In recent years, given the number of residential properties that have faced (and continue to face) foreclosure, more investors are looking at foreclosures as having good potential for significant long-term gains. But there are a number of factors that can make investing in real estate foreclosures more challenging than a straightforward market transaction, so you’ll need to consider each of them before you decide whether foreclosures are right for you.
Long Investing Timeframe. Because there are many legal steps and obligations that must be met as part of the foreclosure process, it can take significantly longer to buy a foreclosure property than to buy a property on the open market. The timing varies from state to state, but the entire process can extend for a year or more in some jurisdictions.

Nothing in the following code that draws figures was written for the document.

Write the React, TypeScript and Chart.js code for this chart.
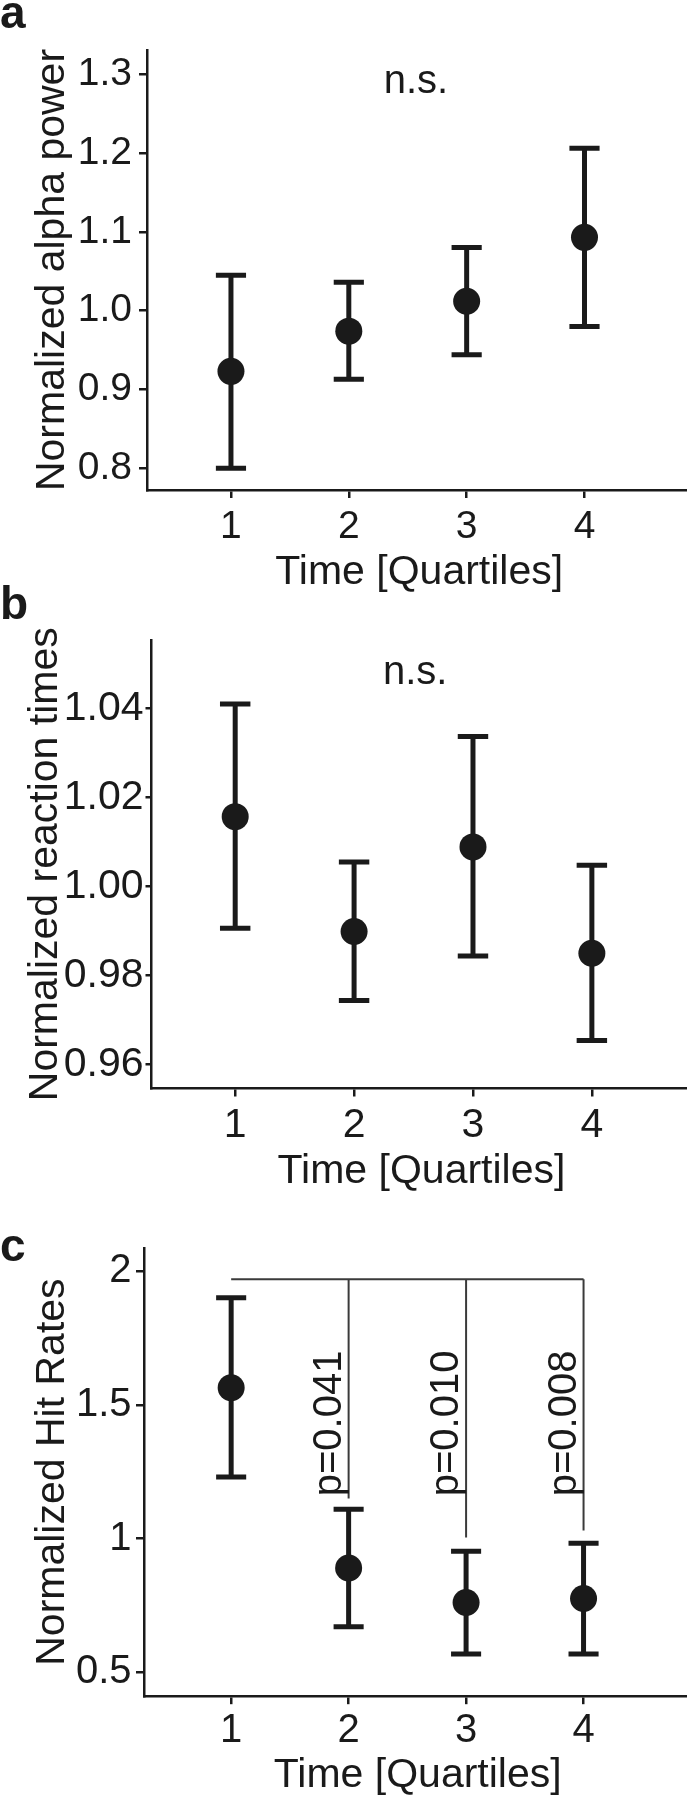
import React, { useEffect, useRef } from 'react';
import { Chart, registerables } from 'chart.js';

Chart.register(...registerables);

// ---------- data ----------
const quartiles = [1, 2, 3, 4];
const xTickLabels = ['1', '2', '3', '4'];

// panel a: normalized alpha power
const alphaMean = [0.923, 0.974, 1.012, 1.093];
const alphaUpper = [1.045, 1.036, 1.080, 1.206];
const alphaLower = [0.800, 0.913, 0.944, 0.980];
const alphaTicks = [0.8, 0.9, 1.0, 1.1, 1.2, 1.3];
const alphaTickLabels = ['0.8', '0.9', '1.0', '1.1', '1.2', '1.3'];

// panel b: normalized reaction times
const rtMean = [1.0157, 0.9899, 1.0089, 0.985];
const rtUpper = [1.041, 1.0055, 1.0337, 1.0048];
const rtLower = [0.9906, 0.9744, 0.9844, 0.9654];
const rtTicks = [0.96, 0.98, 1.0, 1.02, 1.04];
const rtTickLabels = ['0.96', '0.98', '1.00', '1.02', '1.04'];

// panel c: normalized hit rates
const hitMean = [1.564, 0.89, 0.761, 0.776];
const hitUpper = [1.9, 1.11, 0.953, 0.983];
const hitLower = [1.23, 0.671, 0.569, 0.569];
const hitTicks = [0.5, 1, 1.5, 2];
const hitTickLabels = ['0.5', '1', '1.5', '2'];

// significance bracket of panel c
const bracketY = 1.969;
const bracketFrom = 1;
const bracketTargets = [2, 3, 4];
const bracketEnds = [1.15, 1.004, 1.03];
const pLabels = ['p=0.041', 'p=0.010', 'p=0.008'];
const pLabelStart = 1.158;

// ---------- style ----------
const INK = '#1a1a1a';
const BRACKET = '#3a3a3a';
const FONT = "'Liberation Sans', Arial, Helvetica, sans-serif";
const PAGE_W = 687;
const PAGE_H = 1800;
const CANVAS_W = 705; // x axis runs past the right page edge, as in the cropped original
const CAP_HALF = 0.128;
const P_LABEL_SHIFT = 8;

type PanelCfg = {
  letter: string;
  offset: number;
  height: number;
  letterY: number;
  mean: number[];
  upper: number[];
  lower: number[];
  yTicks: number[];
  yTickLabels: string[];
  yTitle: string;
  xMin: number;
  xMax: number;
  yMin: number;
  yMax: number;
  top: number;
  left: number;
  bottom: number;
  tickFont: number;
  yTickLen: number;
  yTickPad: number;
  xTickPad: number;
  xTitlePad: number;
  yTitlePad: number;
  ns?: { x: number; y: number };
  bracket?: boolean;
};

const panels: PanelCfg[] = [
  {
    letter: 'a', offset: 0, height: 600, letterY: 28,
    mean: alphaMean, upper: alphaUpper, lower: alphaLower,
    yTicks: alphaTicks, yTickLabels: alphaTickLabels, yTitle: 'Normalized alpha power',
    xMin: 0.2875, xMax: 4.908, yMin: 0.7725, yMax: 1.3307,
    top: 50, left: 147, bottom: 490,
    tickFont: 39, yTickLen: 8, yTickPad: 7, xTickPad: 6, xTitlePad: 2.5, yTitlePad: 28,
    ns: { x: 2.57, y: 1.276 },
  },
  {
    letter: 'b', offset: 570, height: 630, letterY: 49,
    mean: rtMean, upper: rtUpper, lower: rtLower,
    yTicks: rtTicks, yTickLabels: rtTickLabels, yTitle: 'Normalized reaction times',
    xMin: 0.296, xMax: 4.838, yMin: 0.9546, yMax: 1.0554,
    top: 70, left: 151.5, bottom: 518.5,
    tickFont: 41, yTickLen: 6, yTickPad: 2, xTickPad: 5, xTitlePad: 3.5, yTitlePad: 21,
    ns: { x: 2.514, y: 1.0455 },
  },
  {
    letter: 'c', offset: 1170, height: 630, letterY: 91,
    mean: hitMean, upper: hitUpper, lower: hitLower,
    yTicks: hitTicks, yTickLabels: hitTickLabels, yTitle: 'Normalized Hit Rates',
    xMin: 0.258, xMax: 4.919, yMin: 0.411, yMax: 2.086,
    top: 78, left: 144, bottom: 526.2,
    tickFont: 40, yTickLen: 8, yTickPad: 4.5, xTickPad: 3, xTitlePad: 0, yTitlePad: 28,
    bracket: true,
  },
];

function segment(points: { x: number; y: number }[], color: string, width: number) {
  return {
    type: 'scatter' as const,
    data: points,
    showLine: true,
    borderColor: color,
    borderWidth: width,
    borderCapStyle: 'butt' as const,
    pointRadius: 0,
    pointHoverRadius: 0,
    fill: false,
    order: 1,
  };
}

function buildConfig(p: PanelCfg): any {
  const datasets: any[] = [
    {
      type: 'scatter',
      data: quartiles.map((x, i) => ({ x, y: p.mean[i] })),
      pointRadius: 13.5,
      pointHoverRadius: 13.5,
      pointBackgroundColor: INK,
      pointBorderWidth: 0,
      showLine: false,
      order: 0,
    },
  ];
  quartiles.forEach((x, i) => {
    datasets.push(segment([{ x, y: p.lower[i] }, { x, y: p.upper[i] }], INK, 5));
    datasets.push(segment([{ x: x - CAP_HALF, y: p.upper[i] }, { x: x + CAP_HALF, y: p.upper[i] }], INK, 5));
    datasets.push(segment([{ x: x - CAP_HALF, y: p.lower[i] }, { x: x + CAP_HALF, y: p.lower[i] }], INK, 5));
  });
  if (p.bracket) {
    datasets.push(segment([{ x: bracketFrom, y: bracketY }, { x: bracketTargets[bracketTargets.length - 1], y: bracketY }], BRACKET, 2));
    bracketTargets.forEach((t, i) => {
      datasets.push(segment([{ x: t, y: bracketY }, { x: t, y: bracketEnds[i] }], BRACKET, 2));
    });
  }

  const annot = {
    id: 'annot',
    afterDraw(chart: any) {
      const ctx = chart.ctx as CanvasRenderingContext2D;
      const xs = chart.scales.x;
      const ys = chart.scales.y;
      ctx.save();
      ctx.fillStyle = INK;
      ctx.textBaseline = 'alphabetic';
      ctx.textAlign = 'left';
      ctx.font = `bold 46px ${FONT}`;
      ctx.fillText(p.letter, 0, p.letterY);
      ctx.font = `40px ${FONT}`;
      if (p.ns) {
        ctx.textAlign = 'center';
        ctx.fillText('n.s.', xs.getPixelForValue(p.ns.x), ys.getPixelForValue(p.ns.y));
      }
      if (p.bracket) {
        ctx.textAlign = 'left';
        bracketTargets.forEach((t, i) => {
          ctx.save();
          ctx.translate(xs.getPixelForValue(t) - P_LABEL_SHIFT, ys.getPixelForValue(pLabelStart));
          ctx.rotate(-Math.PI / 2);
          ctx.fillText(pLabels[i], 0, 0);
          ctx.restore();
        });
      }
      ctx.restore();
    },
  };

  const tickFont = { family: FONT, size: p.tickFont };
  const titleFont = { family: FONT, size: 41, lineHeight: 1.2 };

  return {
    type: 'scatter',
    data: { datasets },
    plugins: [annot],
    options: {
      responsive: false,
      animation: false,
      events: [],
      layout: { padding: { top: p.top, left: 0, right: 0, bottom: 0 } },
      plugins: { legend: { display: false }, tooltip: { enabled: false } },
      scales: {
        x: {
          type: 'linear',
          position: 'bottom',
          min: p.xMin,
          max: p.xMax,
          afterBuildTicks: (s: any) => {
            s.ticks = quartiles.map((v) => ({ value: v }));
          },
          afterFit: (s: any) => {
            s.height = p.height - p.bottom;
          },
          ticks: {
            autoSkip: false,
            maxRotation: 0,
            padding: p.xTickPad,
            color: INK,
            font: tickFont,
            callback: (_v: any, i: number) => xTickLabels[i],
          },
          grid: { display: true, drawOnChartArea: false, drawTicks: true, tickLength: 8, lineWidth: 2.5, color: INK },
          border: { display: true, width: 2.5, color: INK },
          title: { display: true, text: 'Time [Quartiles]', color: INK, font: titleFont, padding: { top: 0, bottom: p.xTitlePad } },
        },
        y: {
          type: 'linear',
          position: 'left',
          min: p.yMin,
          max: p.yMax,
          afterBuildTicks: (s: any) => {
            s.ticks = p.yTicks.map((v) => ({ value: v }));
          },
          afterFit: (s: any) => {
            s.width = p.left;
          },
          ticks: {
            autoSkip: false,
            padding: p.yTickPad,
            color: INK,
            font: tickFont,
            callback: (_v: any, i: number) => p.yTickLabels[i],
          },
          grid: { display: true, drawOnChartArea: false, drawTicks: true, tickLength: p.yTickLen, lineWidth: 2.5, color: INK },
          border: { display: true, width: 2.5, color: INK },
          title: { display: true, text: p.yTitle, color: INK, font: titleFont, padding: { top: p.yTitlePad, bottom: 0 } },
        },
      },
    },
  };
}

function Panel({ cfg }: { cfg: PanelCfg }) {
  const ref = useRef<HTMLCanvasElement>(null);
  useEffect(() => {
    const chart = new Chart(ref.current as HTMLCanvasElement, buildConfig(cfg));
    return () => chart.destroy();
  }, [cfg]);
  return (
    <canvas
      ref={ref}
      width={CANVAS_W}
      height={cfg.height}
      style={{ position: 'absolute', left: 0, top: cfg.offset, display: 'block', width: CANVAS_W, height: cfg.height }}
    />
  );
}

export default function App() {
  return (
    <div
      style={{
        position: 'absolute',
        left: 0,
        top: 0,
        width: PAGE_W,
        height: PAGE_H,
        overflow: 'hidden',
        background: '#fff',
      }}
    >
      {panels.map((p) => (
        <Panel key={p.letter} cfg={p} />
      ))}
    </div>
  );
}
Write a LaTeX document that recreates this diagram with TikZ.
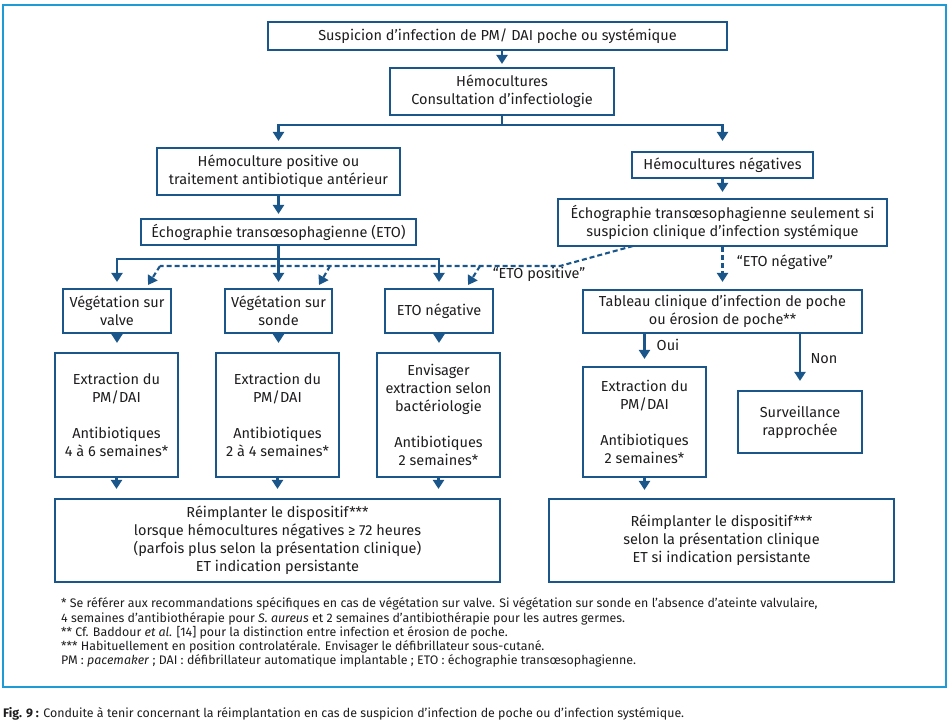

No Opportunity for Appraisal or Inspection. It’s quite likely that once a property goes far enough through the foreclosure process that is ready for public auction, there will be no opportunity to conduct an independent appraisal or inspection on the property. In instances where a pre-auction inspection is allowed, it is often little more than a quick “walk through” by the prospective bidders. Since conducting your research and having a good idea of what you’re getting into is important for any investment – real estate or otherwise – this information gap must be taken into account.
Unhappy Prior Owners. With foreclosure properties, not being able to conduct an inspection is likely to be even more important than would be the case for an open market transaction. It’s not unheard of for property owners who are being foreclosed upon to stop their normal upkeep and maintenance of the home (and in more extreme cases even do intentional damage to the home and its infrastructure).
No Occupants. During those stages of the foreclosure process in which no one is living in the home, it can quickly fall into disrepair or perhaps become a target for theft. Even if there are no personal effects in the home, thieves might target copper tubing, wiring, appliances and other fixtures.
Local Market Dynamics. Finally, it’s important to realize that sometimes you get exactly what you pay for. Look behind the reasons for the foreclosure – did the neighborhood become unreasonably expensive to quickly (in which case there may be more foreclosures in the same area, thus perhaps making it harder to realize a profit on the property you’re interested in)?
Don’t automatically assume that a foreclosure property will yield large investment returns. Take all the relevant factors into consideration so that you can decide whether a particular property is right for you.